Though it is clear that credit card and insurance companies will be directly affected by new rules for prescreened credit offers that the Federal Trade Commission issued Jan. 24, the changes also apply to any direct marketer that prescreens consumers.
The rules, which take effect Aug. 1, were issued under the Fair and Accurate Credit Transactions Act of 2003. They require that all notices be simple and easy to understand, which the FTC defines as being in plain language through the use of clear and concise sentences, paragraphs and sections. Notices must be in the same language as the solicitation, meaning that if the offer is in Spanish, the notices must be as well.
“The rules have an application beyond a credit card offer if prescreening occurs,” said Jerry Cerasale, senior vice president of government affairs at the Direct Marketing Association. “In the case of deferred billing, if a cataloger prescreens consumers, the rule applies to them.”
Though there are DMA members using prescreened offers, Cerasale said, it is unclear whether they will continue to do so.
The Fair Credit Reporting Act requires that companies sending prescreened solicitations include a notice to consumers containing opt-out information. FACTA amends the FCRA provision requiring the statements and gives the FTC, in consultation with the federal banking agencies, the task of imposing rules for the notices to make them easy for consumers to understand.
“The FTC's rule establishes the format, manner and type size of the prescreen notice that was already required by the Fair Credit Reporting Act,” said Jeanne-Marie Burke, FTC staff attorney. “We were instructed under FACTA to make the notices simple and easy to understand, and it was our determination that having a layered approach, consisting of short and long portions, was the best way to do that.”
The short notices are required to state the consumer's right to opt out of receiving prescreened solicitations; provide a toll-free number for opt-out purposes and direct consumers to the long notice. Other mandatory elements include that the short notice be in a type size larger than the main text on the page and no smaller than 12-point. It also must be on the front side of the first page of the offer, be distinct from the rest of the text through use of a border and be in a type style such as bold, italics, underlined and/or contrasting color to differentiate it from the rest of the text.
The long notice must contain more detail than the short one, but also be written in clear, easy-to-understand language. It must state information required by the FCRA and have an all-capital-letter heading that says, “PRESCREEN & OPT-OUT NOTICE.” The type size cannot be smaller than the other type on the page and must be at least 8-point. Like the short notice, the long notice must be set apart from the rest of the text by type style and spacing.
Cerasale said the DMA was involved during the FTC's comment period on the proposed rules and did not oppose the concept of the short notices.
“There are some great advantages to them because the long notices in some instances became legal treatises that were not understandable, and that had some negative impact with some consumers,” he said.
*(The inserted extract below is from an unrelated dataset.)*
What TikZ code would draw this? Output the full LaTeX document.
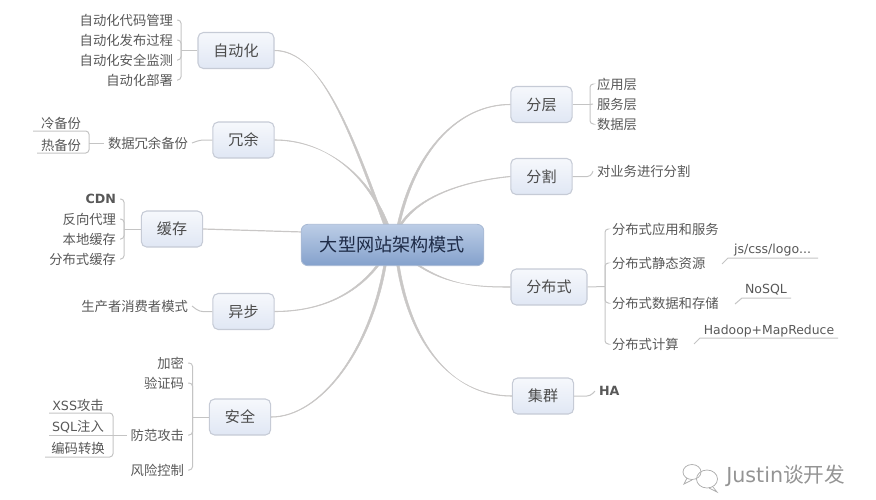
\documentclass[tikz,border=0pt]{standalone}
\usepackage{fontspec}
\setmainfont{Noto Sans CJK SC}
\newfontfamily\lat{DejaVu Sans}
\usetikzlibrary{calc,backgrounds}
\definecolor{linkgray}{HTML}{C9C7C6}
\definecolor{branchgray}{HTML}{C4C4C4}
\definecolor{leaftxt}{HTML}{585858}
\definecolor{boxline}{HTML}{C6CBD6}
\definecolor{HubLight}{HTML}{F6F8FC}
\definecolor{HubDark}{HTML}{E0E7F4}
\definecolor{HubEdge}{HTML}{A9BAD4}
\definecolor{HubTop}{HTML}{BCCDE6}
\definecolor{HubBot}{HTML}{84A1CC}
\definecolor{HubText}{HTML}{1E2B47}
\tikzset{
  x=0.75pt,y=-0.75pt,
  topic/.style={draw=boxline,line width=.8pt,rounded corners=4pt,top color=HubLight,bottom color=HubDark,text=leaftxt!85!black,font=\fontsize{11.3}{13}\selectfont,inner sep=0pt,minimum height=27pt},
  leafL/.style={anchor=east,inner ysep=0pt,inner xsep=0pt,outer xsep=3pt,outer ysep=0pt,text=leaftxt,font=\fontsize{10}{12}\selectfont},
  leafR/.style={anchor=west,inner ysep=0pt,inner xsep=0pt,outer xsep=3pt,outer ysep=0pt,text=leaftxt,font=\fontsize{10}{12}\selectfont},
  subleaf/.style={anchor=center,inner sep=0pt,text=leaftxt,font=\fontsize{10}{12}\selectfont},
  hubbox/.style={draw=HubEdge,line width=.6pt,rounded corners=5pt,top color=HubTop,bottom color=HubBot,text=HubText,
    font=\fontsize{13.6}{16}\selectfont,inner sep=0pt,minimum width=137pt,minimum height=31pt},
  link/.style={draw=linkgray,fill=linkgray,line width=.35pt},
  branch/.style={draw=branchgray,line width=.75pt,rounded corners=2.5pt},
}
% tapered connector: #1 start on hub, #2,#3 control offsets, #4 end on topic
\newcommand{\taper}[4]{%
  \draw[link] ($(#1)+(-1.3,0)$) .. controls +(#2) and +(#3) .. ($(#4)+(0,-.3)$)
     -- ($(#4)+(0,.3)$) .. controls +(#3) and +(#2) .. ($(#1)+(1.3,0)$) -- cycle;}
\begin{document}
\begin{tikzpicture}
\useasboundingbox (0,0) rectangle (876,500);
% hub and topics
\node[hubbox] (hub) at (392.5,245) {大型网站架构模式};
\node[topic,minimum width=57pt] (auto) at (236,50.5) {自动化};
\node[topic,minimum width=46pt] (redun) at (243.5,140) {冗余};
\node[topic,minimum width=46pt] (cache) at (172,229) {缓存};
\node[topic,minimum width=46pt] (async) at (243.5,311.5) {异步};
\node[topic,minimum width=46pt] (secure) at (240,417) {安全};
\node[topic,minimum width=46pt] (layer) at (541.5,104.5) {分层};
\node[topic,minimum width=46pt] (split) at (541.5,176.5) {分割};
\node[topic,minimum width=57pt] (dist) at (549,287) {分布式};
\node[topic,minimum width=46pt] (clus) at (543,396) {集群};
% hub connection points
\coordinate (h1) at ($(hub.north)+(-7.5,1)$);
\coordinate (h2) at ($(hub.north)+(-5,1)$);
\coordinate (h3) at ($(hub.north)+(6,1)$);
\coordinate (h4) at ($(hub.north)+(8,1)$);
\coordinate (h5) at ($(hub.south)+(-14.5,-1)$);
\coordinate (h6) at ($(hub.south)+(-7.5,-1)$);
\coordinate (h7) at ($(hub.south)+(5.5,-1)$);
\coordinate (h8) at ($(hub.south)+(25.5,-1)$);
\coordinate (h9) at ($(hub.west)+(2,-13)$);
\begin{scope}[on background layer]
\taper{h1}{-35,-96}{46,0}{auto.east}
\taper{h2}{-22,-56}{46,0}{redun.east}
\taper{h3}{17,-76}{-51,0}{layer.west}
\taper{h4}{20,-31}{-41,4}{split.west}
\taper{h5}{-28,36}{36,0}{async.east}
\taper{h6}{-15,86}{49,0}{secure.east}
\taper{h7}{12,76}{-62,0}{clus.west}
\taper{h8}{32,21}{-31,0}{dist.west}
\draw[link,line width=.9pt] (h9) -- (cache.east);
\end{scope}
% automation
\node[leafL] (a1) at (177,20) {自动化代码管理};
\node[leafL] (a2) at (177,40) {自动化发布过程};
\node[leafL] (a3) at (177,60) {自动化安全监测};
\node[leafL] (a4) at (177,80) {自动化部署};
\coordinate (ja) at (181,50.5);
\draw[branch] (auto.west) -- (ja);
\foreach \n in {a1,a2,a3,a4} \draw[branch] (ja) |- (\n.east);
% redundancy
\node[leafL] (r1) at (192,143) {数据冗余备份};
\draw[branch] (redun.west) -- ++(-12,0) -- (r1.east);
\node[subleaf] (rs1) at (61,123) {冷备份};
\node[subleaf] (rs2) at (61,145) {热备份};
\coordinate (ru1) at (33,131); \coordinate (ru2) at (37,153); \coordinate (rv) at (89,143);
\draw[branch] (ru1) -| (rv);
\draw[branch] (ru2) -| (rv);
\draw[branch] (rv) -- (r1.west);
% cache
\node[leafL,font=\lat\bfseries\fontsize{9.5}{12}\selectfont] (c1) at (120,199) {CDN};
\node[leafL] (c2) at (120,219) {反向代理};
\node[leafL] (c3) at (120,239) {本地缓存};
\node[leafL] (c4) at (120,259) {分布式缓存};
\coordinate (jc) at (124,229);
\draw[branch] (cache.west) -- (jc);
\foreach \n in {c1,c2,c3,c4} \draw[branch] (jc) |- (\n.east);
% async
\node[leafL] (y1) at (192,306) {生产者消费者模式};
\draw[branch] (async.west) -- ++(-13,0) -- (y1.east);
% security
\node[leafL] (s1) at (188,363) {加密};
\node[leafL] (s2) at (188,383) {验证码};
\node[leafL] (s3) at (188,435) {防范攻击};
\node[leafL] (s4) at (188,470) {风险控制};
\coordinate (js) at (192.5,417);
\draw[branch] (secure.west) -- (js);
\foreach \n in {s1,s2,s3,s4} \draw[branch] (js) |- (\n.east);
\node[subleaf] (x1) at (78,405) {{\lat\fontsize{9.5}{12}\selectfont XSS}攻击};
\node[subleaf] (x2) at (78,427) {{\lat\fontsize{9.5}{12}\selectfont SQL}注入};
\node[subleaf] (x3) at (78,448) {编码转换};
\coordinate (xu1) at (49,413); \coordinate (xu2) at (49,435); \coordinate (xu3) at (45,457); \coordinate (xv) at (113,435);
\draw[branch] (xu1) -| (xv);
\draw[branch] (xu3) -| (xv);
\draw[branch] (xu2) -- (s3.west);
% layers
\node[leafR] (l1) at (593,84) {应用层};
\node[leafR] (l2) at (593,104) {服务层};
\node[leafR] (l3) at (593,124) {数据层};
\coordinate (jl) at (590,104.5);
\draw[branch] (layer.east) -- (jl);
\draw[branch] (jl) |- (l1.west);
\draw[branch] (jl) -- (l2.west);
\draw[branch] (jl) |- (l3.west);
% split
\node[leafR] (p1) at (593,171) {对业务进行分割};
\draw[branch] (split.east) -- ++(18,0) -- (p1.west);
% distributed
\node[leafR] (d1) at (608,229) {分布式应用和服务};
\node[leafR] (d2) at (608,263) {分布式静态资源};
\node[leafR] (d3) at (608,303) {分布式数据和存储};
\node[leafR] (d4) at (608,344) {分布式计算};
\coordinate (jd) at (605,286.5);
\draw[branch] (dist.east) -- (jd);
\foreach \n in {d1,d2,d3,d4} \draw[branch] (jd) |- (\n.west);
\node[subleaf,font=\lat\fontsize{9.4}{12}\selectfont] (e1) at (772.5,250) {js/css/logo...};
\node[subleaf,font=\lat\fontsize{9.4}{12}\selectfont] (e2) at (766,290) {NoSQL};
\node[subleaf,font=\lat\fontsize{9.3}{12}\selectfont] (e3) at (769,331) {Hadoop+MapReduce};
\coordinate (e1a) at (728,258); \coordinate (e1b) at (818,258); \coordinate (e1t) at (722,264);
\coordinate (e2a) at (742,298); \coordinate (e2b) at (791,298); \coordinate (e2t) at (735,304);
\coordinate (e3a) at (700,338); \coordinate (e3b) at (838,338); \coordinate (e3t) at (694,344);
\draw[branch,rounded corners=0pt] (e1t) -- (e1a) -- (e1b);
\draw[branch,rounded corners=0pt] (e2t) -- (e2a) -- (e2b);
\draw[branch,rounded corners=0pt] (e3t) -- (e3a) -- (e3b);
% cluster
\node[leafR,font=\lat\bfseries\fontsize{9.5}{12}\selectfont] (h) at (595,391) {HA};
\draw[branch] (clus.east) -- ++(16,0) -- (h.west);
% watermark
\begin{scope}[draw=black!32,line width=.55pt]
\draw (692,472) ellipse [x radius=9,y radius=7.5];
\draw (707,479) ellipse [x radius=10.5,y radius=9];
\draw (687,478) -- (684,484) -- (692,480);
\draw (713,487) -- (717,492) -- (709,488);
\end{scope}
\node[inner sep=0pt,anchor=west,text=black!42,font=\fontsize{15.5}{18}\selectfont] (wm) at (726,476) {{\lat Justin}谈开发};
\end{tikzpicture}
\end{document}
However, the DMA did disagree with the FTC not allowing marketers to list any reasons why consumers might not want to opt out, and he thinks consumers may be confused about the fact that they are opting out of all prescreened offers. The opt outs go to the three credit reporting agencies: Experian, Equifax and TransUnion.
“It's really interesting that this rule came out virtually at the same time that the Federal Reserve Board came out with a report that said that mass marketing of credit cards has dramatically reduced the cost of credit to the American consumer,” Cerasale said.